Gold, a Democrat, Republican Alderwoman Nancy Ahern and Green Party Alderwoman Joyce Chen will represent the city’s legislative body on the commission, which could have included as many as five elected officials.

New Haven Corporation Counsel Thomas Ude, the city’s top lawyer, will also serve on the panel along with James Cohen and Joseph Corradino, both of whom are former municipal corporation counselors.

Gold said the number of lawyers on the commission who have experience with charter revision may eliminate the need to hire an outside, independent counsel.

The commission will also include Nelson Cruz of Fair Haven, former Ward 11 Alderman Edward Clifford, Gwen Newton of Newhallville, Eduardo Perez of East Rock, Patricia McCann-Vissepo, Shawn Garris of Fair Haven Heights, the Rev. Ross Lee, and Cathy Graves.

The city must review the Charter every 10 years. Under the state law that governs municipal charter review, the commission has 18 months to complete its task.

Gold said she hopes to put any proposed changes before city voters this fall, meaning the commission would have to complete its work by June.

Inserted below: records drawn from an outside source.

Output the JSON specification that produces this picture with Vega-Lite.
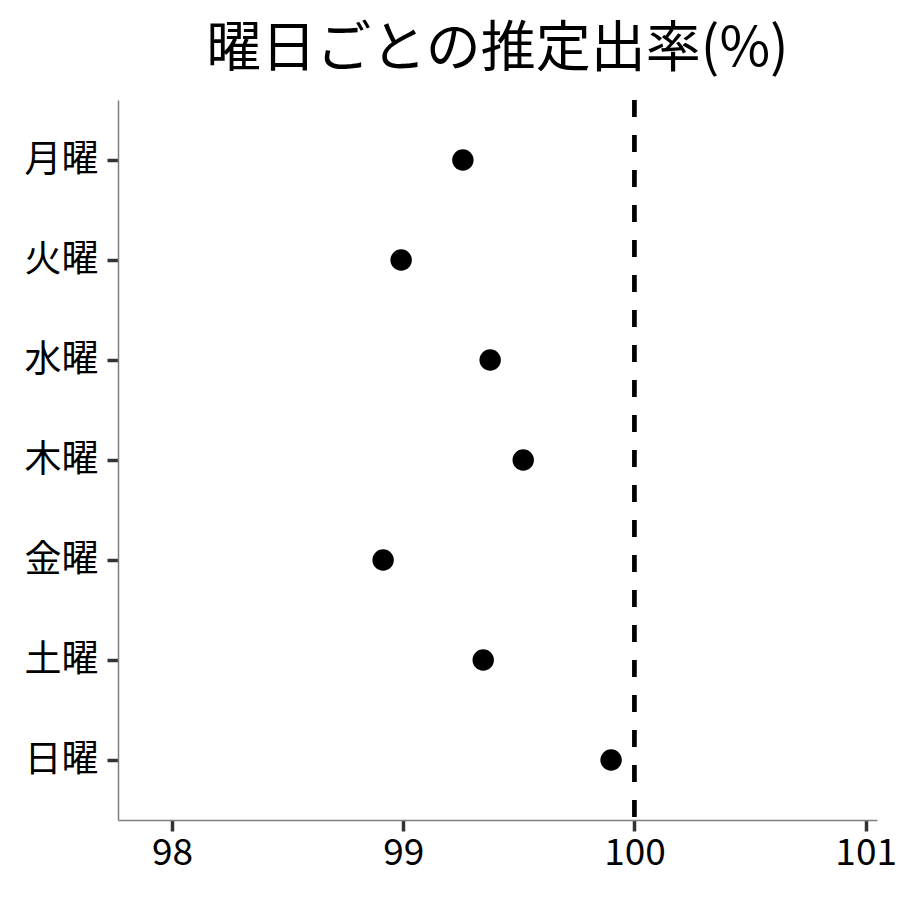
{
  "$schema": "https://vega.github.io/schema/vega-lite/v6.json",
  "autosize": "none",
  "padding": {"left": 118, "top": 100, "right": 23, "bottom": 80},
  "width": 759,
  "height": 720,
  "title": {
    "text": "曜日ごとの推定出率(%)",
    "fontSize": 55,
    "fontWeight": "normal",
    "font": "Noto Sans CJK JP",
    "color": "#000000",
    "anchor": "middle",
    "offset": 20
  },
  "config": {
    "view": {"stroke": null},
    "axis": {
      "grid": false,
      "domainColor": "#7f7f7f",
      "domainWidth": 1.5,
      "tickColor": "#333333",
      "tickWidth": 3.5,
      "tickSize": 11,
      "labelFont": "Noto Sans CJK JP",
      "labelFontSize": 37,
      "labelColor": "#000000",
      "title": null
    }
  },
  "data": {
    "values": [
      {"day": "月曜", "rate": 99.258},
      {"day": "火曜", "rate": 98.991},
      {"day": "水曜", "rate": 99.376},
      {"day": "木曜", "rate": 99.519},
      {"day": "金曜", "rate": 98.913},
      {"day": "土曜", "rate": 99.346},
      {"day": "日曜", "rate": 99.899}
    ]
  },
  "layer": [
    {
      "mark": {"type": "rule", "color": "#000000", "strokeWidth": 3.5, "strokeDash": [17, 18]},
      "encoding": {"x": {"datum": 100, "type": "quantitative"}}
    },
    {
      "mark": {"type": "circle", "color": "#000000", "opacity": 1, "size": 460},
      "encoding": {
        "x": {
          "field": "rate",
          "type": "quantitative",
          "scale": {"domain": [97.7665, 101.049], "nice": false, "zero": false},
          "axis": {"values": [98, 99, 100, 101], "format": "d", "labelPadding": 4}
        },
        "y": {
          "field": "day",
          "type": "nominal",
          "sort": ["月曜", "火曜", "水曜", "木曜", "金曜", "土曜", "日曜"],
          "scale": {"type": "point", "padding": 0.6},
          "axis": {"labelPadding": 9}
        }
      }
    }
  ]
}
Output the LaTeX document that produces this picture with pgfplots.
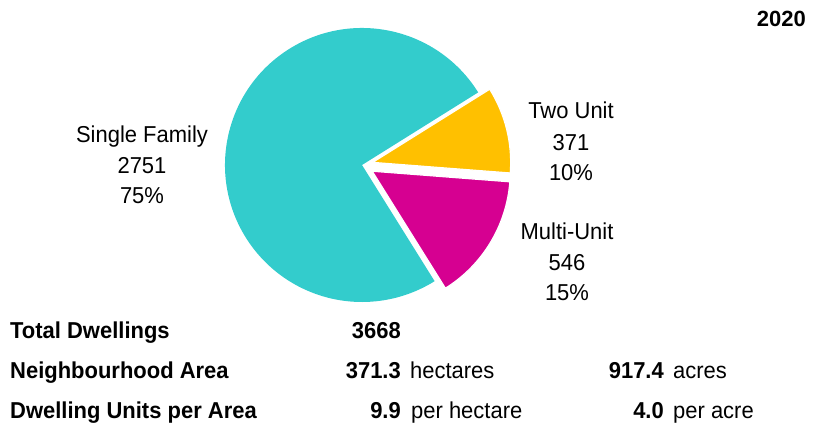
\documentclass[border=0pt]{standalone}
\usepackage{pgfplots}
\pgfplotsset{compat=1.18}
\usepackage{fontspec}
\setmainfont{Liberation Sans}[FakeStretch=0.955]
\newfontfamily\widefont{Liberation Sans}
\definecolor{cSingle}{HTML}{33CCCC}
\definecolor{cTwo}{HTML}{FFC000}
\definecolor{cMulti}{HTML}{D60091}
% data
\def\nSingle{2751}
\def\nTwo{371}
\def\nMulti{546}
\pgfmathsetmacro{\nTotal}{\nSingle+\nTwo+\nMulti}
\pgfmathsetmacro{\aStart}{32}
\pgfmathsetmacro{\aTwoEnd}{\aStart-360*(\nTwo/\nTotal)}
\pgfmathsetmacro{\aMultiEnd}{\aTwoEnd-360*(\nMulti/\nTotal)}
\pgfmathsetmacro{\aTwoMid}{(\aStart+\aTwoEnd)/2}
\pgfmathsetmacro{\aMultiMid}{(\aTwoEnd+\aMultiEnd)/2}
\begin{document}
\begin{tikzpicture}
\begin{axis}[width=824bp,height=430bp,scale only axis,
  xmin=0,xmax=824,ymin=0,ymax=430,axis lines=none,clip=false]
\path[draw=none] (axis cs:0,0) rectangle (axis cs:824,430);
% Single family
\fill[cSingle] (axis cs:362,265) -- ++(\aStart:137bp) arc[start angle=\aStart, end angle=\aMultiEnd+360, radius=137bp] -- cycle;
% Two unit (exploded)
\fill[cTwo,draw=white,line width=1.2bp] (axis cs:362,265) ++(\aTwoMid:11bp) -- ++(\aStart:138bp) arc[start angle=\aStart, end angle=\aTwoEnd, radius=138bp] -- cycle;
% Multi unit (exploded)
\fill[cMulti,draw=white,line width=1.2bp] (axis cs:362,265) ++(\aMultiMid:12bp) -- ++(\aTwoEnd:138bp) arc[start angle=\aTwoEnd, end angle=\aMultiEnd, radius=138bp] -- cycle;
\tikzset{lab/.style={anchor=base,inner sep=0pt,font=\fontsize{23bp}{26bp}\selectfont}}
\node[lab] at (axis cs:142,288) {Single Family};
\node[lab] at (axis cs:142,257) {2751};
\node[lab] at (axis cs:142,227) {75\%};
\node[lab] at (axis cs:571,312) {Two Unit};
\node[lab] at (axis cs:571,280) {371};
\node[lab] at (axis cs:571,250) {10\%};
\node[lab] at (axis cs:567,191) {Multi-Unit};
\node[lab] at (axis cs:567,160) {546};
\node[lab] at (axis cs:567,130) {15\%};
\node[anchor=base east,inner sep=0pt,font=\widefont\bfseries\fontsize{22bp}{24bp}\selectfont] at (axis cs:806,403) {2020};
\tikzset{row/.style={font=\fontsize{23bp}{26bp}\selectfont,inner sep=0pt}}
\node[row,anchor=base west] at (axis cs:10,92) {\bfseries Total Dwellings};
\node[row,anchor=base east] at (axis cs:401,92) {\bfseries 3668};
\node[row,anchor=base west] at (axis cs:10,52) {\bfseries Neighbourhood Area};
\node[row,anchor=base east] at (axis cs:401,52) {\bfseries 371.3};
\node[row,anchor=base west] at (axis cs:410,52) {hectares};
\node[row,anchor=base east] at (axis cs:664,52) {\bfseries 917.4};
\node[row,anchor=base west] at (axis cs:673,52) {acres};
\node[row,anchor=base west] at (axis cs:10,12) {\bfseries Dwelling Units per Area};
\node[row,anchor=base east] at (axis cs:401,12) {\bfseries 9.9};
\node[row,anchor=base west] at (axis cs:411,12) {per hectare};
\node[row,anchor=base east] at (axis cs:664,12) {\bfseries 4.0};
\node[row,anchor=base west] at (axis cs:673,12) {per acre};
\end{axis}
\end{tikzpicture}
\end{document}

“I am insistent that our charter be written in plain speak — that it be written in broad strokes and eliminate micromanagement,” she said.

The commission has been charged to consider several changes, which individual aldermen submitted in advance over the course of the last two months.

In addition to possible changes in the board’s size and the length of the mayoral term, the panel may also consider changes to city campaign finance law and the creation of a civilian review board separate from the Board of Police Commissioners.